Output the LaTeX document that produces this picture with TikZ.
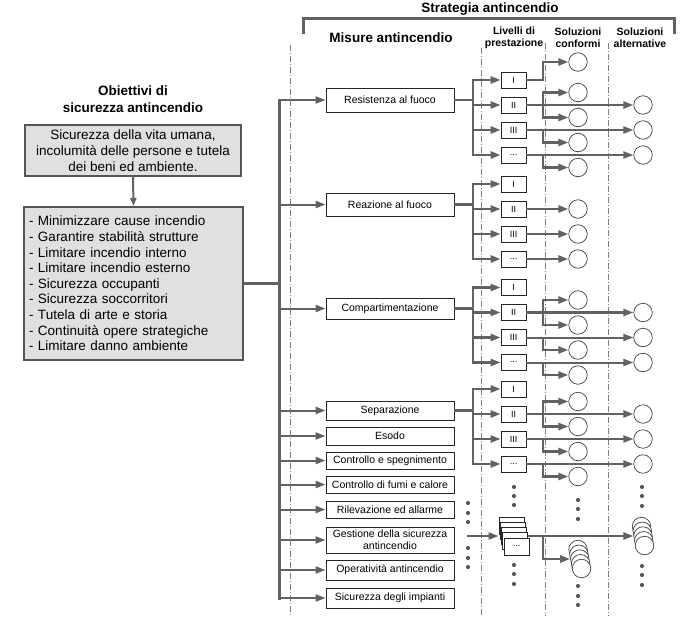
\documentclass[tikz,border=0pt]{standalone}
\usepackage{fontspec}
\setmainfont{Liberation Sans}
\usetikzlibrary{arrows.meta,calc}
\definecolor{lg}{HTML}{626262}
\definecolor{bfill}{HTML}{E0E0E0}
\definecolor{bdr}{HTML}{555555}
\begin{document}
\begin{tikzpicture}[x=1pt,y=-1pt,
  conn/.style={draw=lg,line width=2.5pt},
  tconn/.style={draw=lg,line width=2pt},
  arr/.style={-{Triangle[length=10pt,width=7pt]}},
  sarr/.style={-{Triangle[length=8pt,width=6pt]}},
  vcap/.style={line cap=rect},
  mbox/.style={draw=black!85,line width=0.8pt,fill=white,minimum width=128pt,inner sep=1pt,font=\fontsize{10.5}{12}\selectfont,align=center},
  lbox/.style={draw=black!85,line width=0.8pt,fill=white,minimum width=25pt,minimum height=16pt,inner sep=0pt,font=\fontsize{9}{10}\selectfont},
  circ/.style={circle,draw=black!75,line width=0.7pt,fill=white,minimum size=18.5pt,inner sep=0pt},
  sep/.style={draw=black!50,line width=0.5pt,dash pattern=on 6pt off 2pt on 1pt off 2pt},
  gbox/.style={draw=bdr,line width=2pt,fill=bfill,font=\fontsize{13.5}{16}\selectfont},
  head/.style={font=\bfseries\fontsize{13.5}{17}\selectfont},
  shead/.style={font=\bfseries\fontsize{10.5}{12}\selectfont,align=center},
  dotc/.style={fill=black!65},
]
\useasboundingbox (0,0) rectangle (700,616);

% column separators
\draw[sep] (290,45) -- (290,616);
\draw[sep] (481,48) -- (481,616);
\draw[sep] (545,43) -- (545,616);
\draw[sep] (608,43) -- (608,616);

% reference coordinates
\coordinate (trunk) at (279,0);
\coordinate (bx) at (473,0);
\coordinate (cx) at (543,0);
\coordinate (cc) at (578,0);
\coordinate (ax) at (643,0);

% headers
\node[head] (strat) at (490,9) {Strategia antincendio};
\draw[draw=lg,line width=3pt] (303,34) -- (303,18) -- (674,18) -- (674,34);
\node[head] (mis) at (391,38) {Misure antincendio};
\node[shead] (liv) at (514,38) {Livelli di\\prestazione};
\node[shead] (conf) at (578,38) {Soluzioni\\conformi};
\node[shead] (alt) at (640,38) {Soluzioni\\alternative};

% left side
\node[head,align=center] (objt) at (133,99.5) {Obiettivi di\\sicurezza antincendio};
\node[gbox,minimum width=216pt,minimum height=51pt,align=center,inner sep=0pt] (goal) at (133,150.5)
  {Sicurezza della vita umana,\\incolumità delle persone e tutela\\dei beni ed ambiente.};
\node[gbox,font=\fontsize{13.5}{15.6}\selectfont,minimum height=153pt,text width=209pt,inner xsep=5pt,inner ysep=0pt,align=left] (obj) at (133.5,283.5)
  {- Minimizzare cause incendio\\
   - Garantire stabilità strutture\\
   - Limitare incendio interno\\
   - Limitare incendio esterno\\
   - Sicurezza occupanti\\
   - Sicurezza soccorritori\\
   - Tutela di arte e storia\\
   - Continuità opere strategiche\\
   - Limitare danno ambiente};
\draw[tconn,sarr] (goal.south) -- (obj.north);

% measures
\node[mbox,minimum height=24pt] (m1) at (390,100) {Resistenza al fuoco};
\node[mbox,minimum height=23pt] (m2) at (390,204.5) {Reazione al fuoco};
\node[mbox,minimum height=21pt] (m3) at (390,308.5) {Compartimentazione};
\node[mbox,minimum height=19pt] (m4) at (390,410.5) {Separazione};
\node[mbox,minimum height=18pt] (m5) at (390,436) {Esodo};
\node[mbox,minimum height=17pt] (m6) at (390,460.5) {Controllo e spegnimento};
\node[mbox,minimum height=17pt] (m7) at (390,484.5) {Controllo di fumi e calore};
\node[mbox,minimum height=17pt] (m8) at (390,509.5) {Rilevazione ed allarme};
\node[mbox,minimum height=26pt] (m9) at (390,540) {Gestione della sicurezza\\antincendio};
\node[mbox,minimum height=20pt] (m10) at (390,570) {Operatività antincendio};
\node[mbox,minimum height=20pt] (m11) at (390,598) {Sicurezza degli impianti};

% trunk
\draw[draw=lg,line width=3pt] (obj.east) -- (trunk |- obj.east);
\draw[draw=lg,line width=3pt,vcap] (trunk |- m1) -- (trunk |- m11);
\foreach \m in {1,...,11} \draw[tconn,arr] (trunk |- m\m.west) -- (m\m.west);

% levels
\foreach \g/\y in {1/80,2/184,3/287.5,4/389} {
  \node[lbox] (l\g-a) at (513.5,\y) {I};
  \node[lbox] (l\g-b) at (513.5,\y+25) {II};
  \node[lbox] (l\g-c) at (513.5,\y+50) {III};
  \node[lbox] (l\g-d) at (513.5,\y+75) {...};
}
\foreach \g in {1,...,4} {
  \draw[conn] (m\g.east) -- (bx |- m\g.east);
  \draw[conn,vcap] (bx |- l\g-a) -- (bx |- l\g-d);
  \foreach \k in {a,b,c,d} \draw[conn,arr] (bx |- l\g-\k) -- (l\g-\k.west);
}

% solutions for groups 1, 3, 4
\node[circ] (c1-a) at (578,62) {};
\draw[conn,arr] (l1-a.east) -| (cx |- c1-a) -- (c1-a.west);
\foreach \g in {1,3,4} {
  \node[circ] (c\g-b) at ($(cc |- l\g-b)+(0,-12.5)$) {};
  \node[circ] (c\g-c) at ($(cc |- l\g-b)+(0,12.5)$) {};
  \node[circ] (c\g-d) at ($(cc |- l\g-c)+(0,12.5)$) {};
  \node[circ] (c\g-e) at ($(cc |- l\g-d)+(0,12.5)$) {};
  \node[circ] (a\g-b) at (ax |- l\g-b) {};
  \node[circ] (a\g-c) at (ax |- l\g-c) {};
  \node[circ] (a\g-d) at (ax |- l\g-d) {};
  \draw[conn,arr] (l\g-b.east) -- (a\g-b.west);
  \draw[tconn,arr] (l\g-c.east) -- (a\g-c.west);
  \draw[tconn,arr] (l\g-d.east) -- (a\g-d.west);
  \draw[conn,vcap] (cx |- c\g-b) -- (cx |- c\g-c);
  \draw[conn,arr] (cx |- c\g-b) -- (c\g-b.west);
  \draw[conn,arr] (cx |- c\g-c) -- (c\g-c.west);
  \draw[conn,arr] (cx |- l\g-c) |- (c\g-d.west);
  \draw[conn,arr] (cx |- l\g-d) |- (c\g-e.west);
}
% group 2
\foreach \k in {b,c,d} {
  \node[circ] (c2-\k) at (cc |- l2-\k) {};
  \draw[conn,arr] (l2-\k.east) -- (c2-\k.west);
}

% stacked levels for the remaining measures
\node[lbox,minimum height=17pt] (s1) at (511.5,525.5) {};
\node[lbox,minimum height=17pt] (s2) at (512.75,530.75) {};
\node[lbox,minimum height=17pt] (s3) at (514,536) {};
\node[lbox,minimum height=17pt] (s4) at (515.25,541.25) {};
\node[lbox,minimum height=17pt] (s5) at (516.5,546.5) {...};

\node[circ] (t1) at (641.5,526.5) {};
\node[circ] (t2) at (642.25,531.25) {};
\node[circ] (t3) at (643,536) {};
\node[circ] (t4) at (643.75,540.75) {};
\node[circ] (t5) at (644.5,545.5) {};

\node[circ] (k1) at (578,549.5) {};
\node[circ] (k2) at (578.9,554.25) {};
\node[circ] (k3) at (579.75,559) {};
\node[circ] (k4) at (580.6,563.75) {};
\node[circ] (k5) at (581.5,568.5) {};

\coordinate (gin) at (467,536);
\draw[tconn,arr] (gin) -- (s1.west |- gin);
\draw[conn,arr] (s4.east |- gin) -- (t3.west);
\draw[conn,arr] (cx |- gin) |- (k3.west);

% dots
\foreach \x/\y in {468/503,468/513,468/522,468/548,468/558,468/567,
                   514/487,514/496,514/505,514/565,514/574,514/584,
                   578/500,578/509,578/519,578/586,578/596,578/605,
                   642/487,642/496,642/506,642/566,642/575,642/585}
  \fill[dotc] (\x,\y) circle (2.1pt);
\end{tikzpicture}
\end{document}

■ ■ ■ ■

Write out an exact copy of the listing, first line through the line containing "(ax) at (643,0);", with the pictures left out.

• **ANSWER IN FULL**
Output the LaTeX document that produces this picture with TikZ.
\documentclass[tikz,border=0pt]{standalone}
\usepackage{fontspec}
\setmainfont{Liberation Sans}
\usetikzlibrary{arrows.meta,calc}
\definecolor{lg}{HTML}{626262}
\definecolor{bfill}{HTML}{E0E0E0}
\definecolor{bdr}{HTML}{555555}
\begin{document}
\begin{tikzpicture}[x=1pt,y=-1pt,
  conn/.style={draw=lg,line width=2.5pt},
  tconn/.style={draw=lg,line width=2pt},
  arr/.style={-{Triangle[length=10pt,width=7pt]}},
  sarr/.style={-{Triangle[length=8pt,width=6pt]}},
  vcap/.style={line cap=rect},
  mbox/.style={draw=black!85,line width=0.8pt,fill=white,minimum width=128pt,inner sep=1pt,font=\fontsize{10.5}{12}\selectfont,align=center},
  lbox/.style={draw=black!85,line width=0.8pt,fill=white,minimum width=25pt,minimum height=16pt,inner sep=0pt,font=\fontsize{9}{10}\selectfont},
  circ/.style={circle,draw=black!75,line width=0.7pt,fill=white,minimum size=18.5pt,inner sep=0pt},
  sep/.style={draw=black!50,line width=0.5pt,dash pattern=on 6pt off 2pt on 1pt off 2pt},
  gbox/.style={draw=bdr,line width=2pt,fill=bfill,font=\fontsize{13.5}{16}\selectfont},
  head/.style={font=\bfseries\fontsize{13.5}{17}\selectfont},
  shead/.style={font=\bfseries\fontsize{10.5}{12}\selectfont,align=center},
  dotc/.style={fill=black!65},
]
\useasboundingbox (0,0) rectangle (700,616);

% column separators
\draw[sep] (290,45) -- (290,616);
\draw[sep] (481,48) -- (481,616);
\draw[sep] (545,43) -- (545,616);
\draw[sep] (608,43) -- (608,616);

% reference coordinates
\coordinate (trunk) at (279,0);
\coordinate (bx) at (473,0);
\coordinate (cx) at (543,0);
\coordinate (cc) at (578,0);
\coordinate (ax) at (643,0);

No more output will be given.